- What is expected -
Every line from the one with "Recreate this image" to the one with "GRID_LEFT_PX = 125", including those two, is to be copied exactly; all other lines of the entries below are left out.

- Data entries -
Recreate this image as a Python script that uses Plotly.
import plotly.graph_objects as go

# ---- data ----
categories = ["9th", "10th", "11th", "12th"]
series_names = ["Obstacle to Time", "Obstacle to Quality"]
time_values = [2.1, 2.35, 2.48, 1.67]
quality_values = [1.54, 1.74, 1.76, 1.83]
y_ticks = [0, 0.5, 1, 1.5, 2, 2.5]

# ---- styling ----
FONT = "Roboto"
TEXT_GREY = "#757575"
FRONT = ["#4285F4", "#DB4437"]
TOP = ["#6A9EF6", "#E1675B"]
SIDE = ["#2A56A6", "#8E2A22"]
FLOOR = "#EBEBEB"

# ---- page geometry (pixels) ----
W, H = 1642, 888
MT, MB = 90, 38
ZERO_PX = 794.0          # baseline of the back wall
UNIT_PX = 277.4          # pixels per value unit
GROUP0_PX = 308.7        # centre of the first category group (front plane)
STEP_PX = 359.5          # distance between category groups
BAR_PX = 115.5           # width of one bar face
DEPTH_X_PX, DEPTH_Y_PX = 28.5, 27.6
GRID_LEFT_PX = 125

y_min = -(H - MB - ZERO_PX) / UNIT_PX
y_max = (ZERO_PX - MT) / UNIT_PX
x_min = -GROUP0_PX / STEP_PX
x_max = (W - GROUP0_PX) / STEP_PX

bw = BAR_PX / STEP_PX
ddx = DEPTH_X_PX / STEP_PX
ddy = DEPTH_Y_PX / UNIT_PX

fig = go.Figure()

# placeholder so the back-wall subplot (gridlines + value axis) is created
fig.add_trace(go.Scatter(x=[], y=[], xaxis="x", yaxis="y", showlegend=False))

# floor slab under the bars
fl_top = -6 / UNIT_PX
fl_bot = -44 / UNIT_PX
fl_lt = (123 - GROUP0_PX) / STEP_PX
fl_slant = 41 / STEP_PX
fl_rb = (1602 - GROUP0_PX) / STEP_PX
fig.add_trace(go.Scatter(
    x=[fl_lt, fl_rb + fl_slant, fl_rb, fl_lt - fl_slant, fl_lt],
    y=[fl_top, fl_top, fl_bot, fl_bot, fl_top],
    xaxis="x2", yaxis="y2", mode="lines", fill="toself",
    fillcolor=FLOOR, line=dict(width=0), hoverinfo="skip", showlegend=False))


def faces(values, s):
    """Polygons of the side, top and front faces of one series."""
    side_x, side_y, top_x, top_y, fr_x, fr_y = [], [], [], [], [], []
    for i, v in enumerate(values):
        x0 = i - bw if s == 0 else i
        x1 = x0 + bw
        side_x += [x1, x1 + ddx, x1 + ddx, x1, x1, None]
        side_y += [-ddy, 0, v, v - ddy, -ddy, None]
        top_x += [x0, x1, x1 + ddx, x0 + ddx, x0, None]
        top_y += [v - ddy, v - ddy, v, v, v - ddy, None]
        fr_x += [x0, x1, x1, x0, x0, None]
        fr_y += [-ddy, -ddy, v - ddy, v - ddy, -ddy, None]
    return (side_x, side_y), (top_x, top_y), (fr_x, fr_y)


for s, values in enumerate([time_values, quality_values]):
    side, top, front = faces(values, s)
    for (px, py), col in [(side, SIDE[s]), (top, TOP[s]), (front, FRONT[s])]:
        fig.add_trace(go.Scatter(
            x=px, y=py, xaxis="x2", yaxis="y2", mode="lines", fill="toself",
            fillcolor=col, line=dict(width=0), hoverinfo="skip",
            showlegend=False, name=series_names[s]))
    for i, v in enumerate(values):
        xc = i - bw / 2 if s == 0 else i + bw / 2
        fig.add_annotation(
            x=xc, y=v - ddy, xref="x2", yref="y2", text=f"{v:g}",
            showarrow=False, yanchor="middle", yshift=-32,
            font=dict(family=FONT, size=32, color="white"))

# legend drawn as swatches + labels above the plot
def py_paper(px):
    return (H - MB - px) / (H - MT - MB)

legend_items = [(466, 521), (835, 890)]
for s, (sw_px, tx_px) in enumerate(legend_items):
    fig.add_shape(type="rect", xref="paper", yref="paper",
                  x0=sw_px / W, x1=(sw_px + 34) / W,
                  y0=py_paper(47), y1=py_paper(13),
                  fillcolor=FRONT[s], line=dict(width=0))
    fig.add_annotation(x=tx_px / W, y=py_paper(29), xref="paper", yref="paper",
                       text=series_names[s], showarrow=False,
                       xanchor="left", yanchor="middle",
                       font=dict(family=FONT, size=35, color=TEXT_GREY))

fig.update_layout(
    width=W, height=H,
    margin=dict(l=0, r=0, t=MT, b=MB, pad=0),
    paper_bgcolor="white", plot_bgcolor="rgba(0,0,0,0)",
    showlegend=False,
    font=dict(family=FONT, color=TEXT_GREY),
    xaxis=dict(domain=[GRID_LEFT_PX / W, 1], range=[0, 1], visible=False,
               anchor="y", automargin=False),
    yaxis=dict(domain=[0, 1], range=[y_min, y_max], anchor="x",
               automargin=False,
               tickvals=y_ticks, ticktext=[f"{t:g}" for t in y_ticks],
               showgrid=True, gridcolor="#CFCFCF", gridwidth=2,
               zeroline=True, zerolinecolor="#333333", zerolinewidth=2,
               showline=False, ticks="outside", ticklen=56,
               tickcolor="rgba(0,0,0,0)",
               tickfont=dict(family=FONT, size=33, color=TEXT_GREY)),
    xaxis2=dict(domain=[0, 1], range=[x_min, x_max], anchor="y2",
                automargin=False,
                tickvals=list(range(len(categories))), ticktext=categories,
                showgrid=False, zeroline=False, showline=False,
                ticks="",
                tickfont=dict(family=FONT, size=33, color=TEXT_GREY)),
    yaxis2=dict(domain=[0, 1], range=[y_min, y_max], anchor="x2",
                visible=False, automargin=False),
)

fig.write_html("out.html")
--
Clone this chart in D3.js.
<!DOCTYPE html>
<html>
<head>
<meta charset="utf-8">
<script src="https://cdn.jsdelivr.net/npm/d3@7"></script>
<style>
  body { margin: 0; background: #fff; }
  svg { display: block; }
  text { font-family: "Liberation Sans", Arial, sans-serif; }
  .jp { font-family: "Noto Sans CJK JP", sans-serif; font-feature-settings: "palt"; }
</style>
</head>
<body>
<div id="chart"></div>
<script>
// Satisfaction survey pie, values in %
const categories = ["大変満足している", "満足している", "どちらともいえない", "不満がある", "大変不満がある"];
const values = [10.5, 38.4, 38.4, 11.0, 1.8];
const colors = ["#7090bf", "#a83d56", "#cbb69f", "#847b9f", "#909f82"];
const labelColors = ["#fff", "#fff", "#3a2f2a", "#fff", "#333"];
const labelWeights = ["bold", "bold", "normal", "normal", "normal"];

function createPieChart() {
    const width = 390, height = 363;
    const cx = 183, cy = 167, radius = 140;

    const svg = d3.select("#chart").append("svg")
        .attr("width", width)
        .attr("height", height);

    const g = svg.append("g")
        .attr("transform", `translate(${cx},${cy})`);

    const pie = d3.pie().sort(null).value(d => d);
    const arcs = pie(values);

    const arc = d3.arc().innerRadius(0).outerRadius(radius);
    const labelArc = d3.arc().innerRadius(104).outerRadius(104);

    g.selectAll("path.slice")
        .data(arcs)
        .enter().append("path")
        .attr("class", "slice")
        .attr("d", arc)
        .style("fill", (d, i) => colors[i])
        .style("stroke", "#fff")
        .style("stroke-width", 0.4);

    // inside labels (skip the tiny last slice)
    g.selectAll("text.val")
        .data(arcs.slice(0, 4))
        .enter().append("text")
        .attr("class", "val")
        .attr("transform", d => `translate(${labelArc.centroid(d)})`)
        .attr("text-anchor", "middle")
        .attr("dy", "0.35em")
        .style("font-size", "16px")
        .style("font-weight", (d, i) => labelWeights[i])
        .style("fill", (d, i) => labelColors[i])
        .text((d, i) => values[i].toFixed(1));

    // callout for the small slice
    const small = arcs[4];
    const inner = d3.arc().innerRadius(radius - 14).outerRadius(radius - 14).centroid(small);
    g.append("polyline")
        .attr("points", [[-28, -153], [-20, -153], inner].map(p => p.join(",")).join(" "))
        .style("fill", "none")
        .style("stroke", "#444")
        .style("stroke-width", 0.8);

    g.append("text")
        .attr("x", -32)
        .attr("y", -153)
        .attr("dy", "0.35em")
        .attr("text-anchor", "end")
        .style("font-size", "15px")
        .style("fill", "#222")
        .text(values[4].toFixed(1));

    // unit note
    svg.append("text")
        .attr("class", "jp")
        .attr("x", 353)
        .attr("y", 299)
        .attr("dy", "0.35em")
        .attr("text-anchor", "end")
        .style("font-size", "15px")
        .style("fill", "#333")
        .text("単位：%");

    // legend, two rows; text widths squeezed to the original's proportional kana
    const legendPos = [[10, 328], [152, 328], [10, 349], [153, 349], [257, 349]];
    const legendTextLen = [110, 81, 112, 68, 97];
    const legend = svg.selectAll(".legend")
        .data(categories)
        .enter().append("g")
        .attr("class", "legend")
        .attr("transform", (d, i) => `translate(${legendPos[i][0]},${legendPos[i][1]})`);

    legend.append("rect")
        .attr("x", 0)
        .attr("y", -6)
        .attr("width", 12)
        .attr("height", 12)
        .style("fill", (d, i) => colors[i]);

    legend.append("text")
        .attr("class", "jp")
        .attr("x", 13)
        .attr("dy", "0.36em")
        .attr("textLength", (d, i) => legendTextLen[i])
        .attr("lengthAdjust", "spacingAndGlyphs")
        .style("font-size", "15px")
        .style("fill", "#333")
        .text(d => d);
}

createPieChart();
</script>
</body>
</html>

- Complete output -
Recreate this image as a Python script that uses Plotly.
import plotly.graph_objects as go

# ---- data ----
categories = ["9th", "10th", "11th", "12th"]
series_names = ["Obstacle to Time", "Obstacle to Quality"]
time_values = [2.1, 2.35, 2.48, 1.67]
quality_values = [1.54, 1.74, 1.76, 1.83]
y_ticks = [0, 0.5, 1, 1.5, 2, 2.5]

# ---- styling ----
FONT = "Roboto"
TEXT_GREY = "#757575"
FRONT = ["#4285F4", "#DB4437"]
TOP = ["#6A9EF6", "#E1675B"]
SIDE = ["#2A56A6", "#8E2A22"]
FLOOR = "#EBEBEB"

# ---- page geometry (pixels) ----
W, H = 1642, 888
MT, MB = 90, 38
ZERO_PX = 794.0          # baseline of the back wall
UNIT_PX = 277.4          # pixels per value unit
GROUP0_PX = 308.7        # centre of the first category group (front plane)
STEP_PX = 359.5          # distance between category groups
BAR_PX = 115.5           # width of one bar face
DEPTH_X_PX, DEPTH_Y_PX = 28.5, 27.6
GRID_LEFT_PX = 125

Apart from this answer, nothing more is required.